369 How do you feel about the new GCC rates?

Comments

Tom Garrett 8 months ago

I don't know how you feel, but it saddened me to see Tom Loeffler go, and I found part of what he had to say about his resignation from GCC to be disturbing.

Loeffler's comment that the board members from South County have apparently resumed voting as a block, making decisions without the facts to back up the changes is, if true, disturbing. I hope it is a misperception.

However, Loeffler goes on to say that when he objected to the lack of projections of figures supporting the proposed 25 percent tuition cut a month into the fiscal year, the other board members took a “‘we’ll try it and see" position.

I'm not so sure that's a bad idea. It's a courageous and innovative way to approach a knotty problem.

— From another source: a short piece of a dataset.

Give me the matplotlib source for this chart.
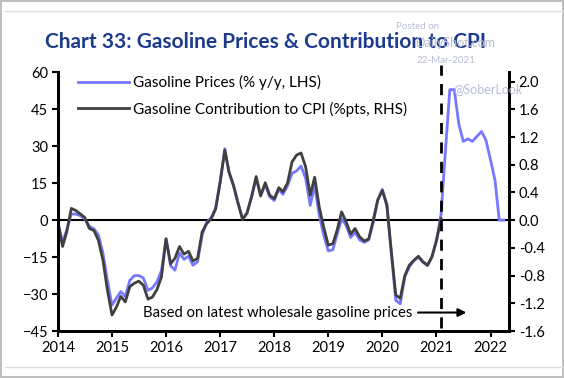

Many other organizations, faced with similar problems, have taken the opposite approach, increasing fees and cutting services, and have not lived to tell the tale.

Who's right? Beats me, but I can tell you this much: I watched some private bus and rail companies cut routes and increase fares when private vehicles became more readily available after WWII, with the result that they went straight out of business. Other companies tightened their belts, increased service and lowered rates, and are still in business today, 70 years later.

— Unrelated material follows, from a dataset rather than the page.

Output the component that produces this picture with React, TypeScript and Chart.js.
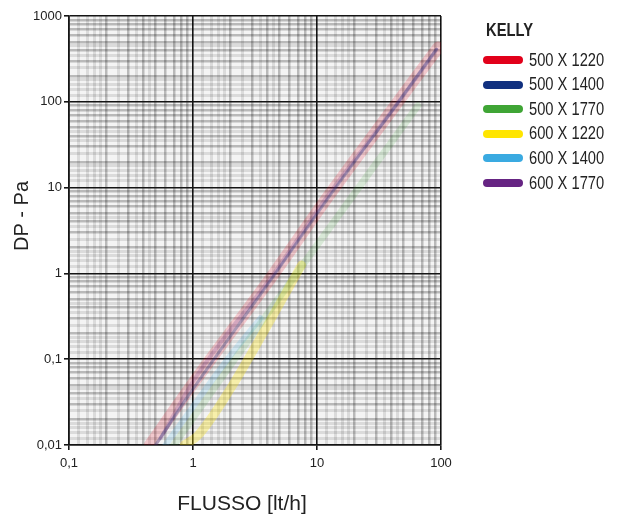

The public is an unpredictable animal, and public relations can rarely be reduced to a mathematical formula. I've given the matter some thought and I'll go on record that my position is, "I think that making GCC more financially attractive is worth a try."

Why? Running a school without students just doesn't work.

Good luck, GCC.

Good luck to you too, Tom. We appreciate your years of selfless service and thank you for them.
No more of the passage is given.